Give back only the lines from the one that contains "Convert this chart to matplotlib code." through the one that contains "import numpy as np", word for word and without images.
──────── TASK INPUT
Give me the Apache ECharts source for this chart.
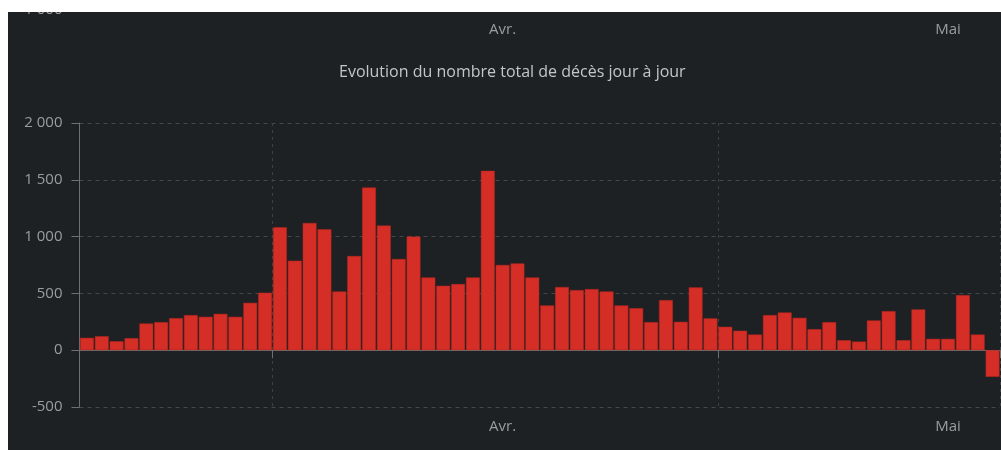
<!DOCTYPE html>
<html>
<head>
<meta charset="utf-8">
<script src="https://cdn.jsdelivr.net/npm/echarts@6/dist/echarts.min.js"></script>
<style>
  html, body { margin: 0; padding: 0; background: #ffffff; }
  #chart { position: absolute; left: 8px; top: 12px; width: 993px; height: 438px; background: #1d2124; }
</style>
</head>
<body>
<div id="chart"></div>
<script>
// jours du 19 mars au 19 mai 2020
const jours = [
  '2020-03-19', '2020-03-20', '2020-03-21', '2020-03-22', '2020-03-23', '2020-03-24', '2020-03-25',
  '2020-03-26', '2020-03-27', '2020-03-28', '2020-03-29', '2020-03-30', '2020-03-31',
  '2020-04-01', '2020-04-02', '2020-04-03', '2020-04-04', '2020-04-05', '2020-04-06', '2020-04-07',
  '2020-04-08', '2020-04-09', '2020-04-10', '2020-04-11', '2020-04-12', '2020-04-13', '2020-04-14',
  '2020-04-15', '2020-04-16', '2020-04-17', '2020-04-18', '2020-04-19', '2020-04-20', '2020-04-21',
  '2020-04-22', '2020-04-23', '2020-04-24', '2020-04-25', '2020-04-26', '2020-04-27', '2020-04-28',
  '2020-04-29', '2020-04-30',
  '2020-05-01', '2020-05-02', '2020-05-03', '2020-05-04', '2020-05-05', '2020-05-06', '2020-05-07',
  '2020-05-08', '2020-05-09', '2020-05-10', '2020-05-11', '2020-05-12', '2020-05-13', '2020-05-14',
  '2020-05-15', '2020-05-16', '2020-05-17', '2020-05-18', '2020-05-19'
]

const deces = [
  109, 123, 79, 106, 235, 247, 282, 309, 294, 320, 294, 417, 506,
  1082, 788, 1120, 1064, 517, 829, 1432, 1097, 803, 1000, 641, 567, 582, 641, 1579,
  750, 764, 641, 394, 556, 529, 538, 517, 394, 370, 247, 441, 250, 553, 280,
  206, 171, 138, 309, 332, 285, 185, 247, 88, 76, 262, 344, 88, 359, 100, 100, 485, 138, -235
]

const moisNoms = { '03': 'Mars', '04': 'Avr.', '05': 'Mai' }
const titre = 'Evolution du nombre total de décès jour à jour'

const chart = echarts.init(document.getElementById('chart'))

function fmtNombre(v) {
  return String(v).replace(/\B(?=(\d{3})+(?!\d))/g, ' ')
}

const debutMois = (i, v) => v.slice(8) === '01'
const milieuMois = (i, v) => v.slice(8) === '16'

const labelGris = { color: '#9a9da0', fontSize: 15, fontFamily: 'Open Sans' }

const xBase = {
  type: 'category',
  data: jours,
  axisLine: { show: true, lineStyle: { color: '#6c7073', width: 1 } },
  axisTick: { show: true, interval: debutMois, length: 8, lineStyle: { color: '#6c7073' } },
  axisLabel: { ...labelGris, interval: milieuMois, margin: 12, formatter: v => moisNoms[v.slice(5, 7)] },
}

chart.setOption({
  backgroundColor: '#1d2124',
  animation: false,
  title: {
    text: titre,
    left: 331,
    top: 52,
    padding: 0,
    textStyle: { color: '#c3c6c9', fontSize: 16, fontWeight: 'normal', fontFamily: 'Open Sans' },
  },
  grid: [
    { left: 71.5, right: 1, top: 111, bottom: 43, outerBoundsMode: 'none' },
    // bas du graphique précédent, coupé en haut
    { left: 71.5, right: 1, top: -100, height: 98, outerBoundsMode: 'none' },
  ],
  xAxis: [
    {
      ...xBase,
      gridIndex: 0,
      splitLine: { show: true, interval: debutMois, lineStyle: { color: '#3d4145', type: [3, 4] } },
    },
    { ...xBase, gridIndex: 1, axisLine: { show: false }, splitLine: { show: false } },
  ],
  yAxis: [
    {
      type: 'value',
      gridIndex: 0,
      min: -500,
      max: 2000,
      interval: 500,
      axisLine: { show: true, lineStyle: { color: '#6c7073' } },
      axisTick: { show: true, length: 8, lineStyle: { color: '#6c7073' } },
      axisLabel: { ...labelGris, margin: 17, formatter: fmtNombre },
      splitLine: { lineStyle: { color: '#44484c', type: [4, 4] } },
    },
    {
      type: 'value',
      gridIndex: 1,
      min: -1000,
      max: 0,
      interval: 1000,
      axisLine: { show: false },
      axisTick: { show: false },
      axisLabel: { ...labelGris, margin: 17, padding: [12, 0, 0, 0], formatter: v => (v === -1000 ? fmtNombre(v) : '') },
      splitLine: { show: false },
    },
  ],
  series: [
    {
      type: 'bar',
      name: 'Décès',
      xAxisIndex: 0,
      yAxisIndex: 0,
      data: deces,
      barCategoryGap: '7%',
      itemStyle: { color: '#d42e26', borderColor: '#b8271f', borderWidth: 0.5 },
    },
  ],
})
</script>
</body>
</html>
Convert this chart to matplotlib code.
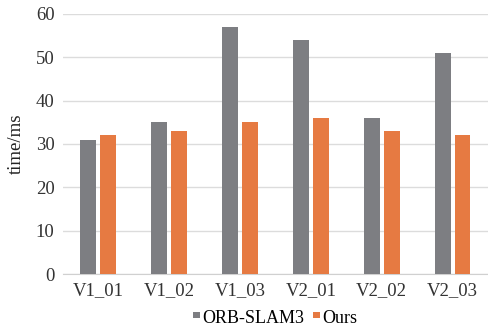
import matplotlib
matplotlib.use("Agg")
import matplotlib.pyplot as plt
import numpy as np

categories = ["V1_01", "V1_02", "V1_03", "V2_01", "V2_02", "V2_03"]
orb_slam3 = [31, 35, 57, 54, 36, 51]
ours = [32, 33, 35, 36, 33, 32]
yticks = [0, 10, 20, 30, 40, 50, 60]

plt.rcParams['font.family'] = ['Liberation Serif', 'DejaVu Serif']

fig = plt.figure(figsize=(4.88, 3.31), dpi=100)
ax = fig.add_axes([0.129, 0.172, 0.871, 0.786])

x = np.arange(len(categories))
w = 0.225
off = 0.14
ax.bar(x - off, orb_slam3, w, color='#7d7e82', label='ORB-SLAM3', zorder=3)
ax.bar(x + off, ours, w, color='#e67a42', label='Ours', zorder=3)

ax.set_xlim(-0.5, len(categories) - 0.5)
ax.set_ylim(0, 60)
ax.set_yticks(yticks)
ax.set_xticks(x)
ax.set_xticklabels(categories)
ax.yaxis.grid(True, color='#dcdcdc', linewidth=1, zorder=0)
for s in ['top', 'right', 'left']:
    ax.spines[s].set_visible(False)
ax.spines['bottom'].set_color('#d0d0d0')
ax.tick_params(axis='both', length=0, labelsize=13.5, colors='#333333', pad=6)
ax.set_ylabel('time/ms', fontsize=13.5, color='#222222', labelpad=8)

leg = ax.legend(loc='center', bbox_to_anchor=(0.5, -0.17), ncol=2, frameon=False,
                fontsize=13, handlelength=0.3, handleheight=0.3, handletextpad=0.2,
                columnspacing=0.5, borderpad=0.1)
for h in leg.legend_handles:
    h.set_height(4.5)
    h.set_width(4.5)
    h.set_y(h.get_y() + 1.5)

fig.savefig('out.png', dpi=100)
────────────────
> _SOLUTION TO THIS TASK_:
Convert this chart to matplotlib code.
import matplotlib
matplotlib.use("Agg")
import matplotlib.pyplot as plt
import numpy as np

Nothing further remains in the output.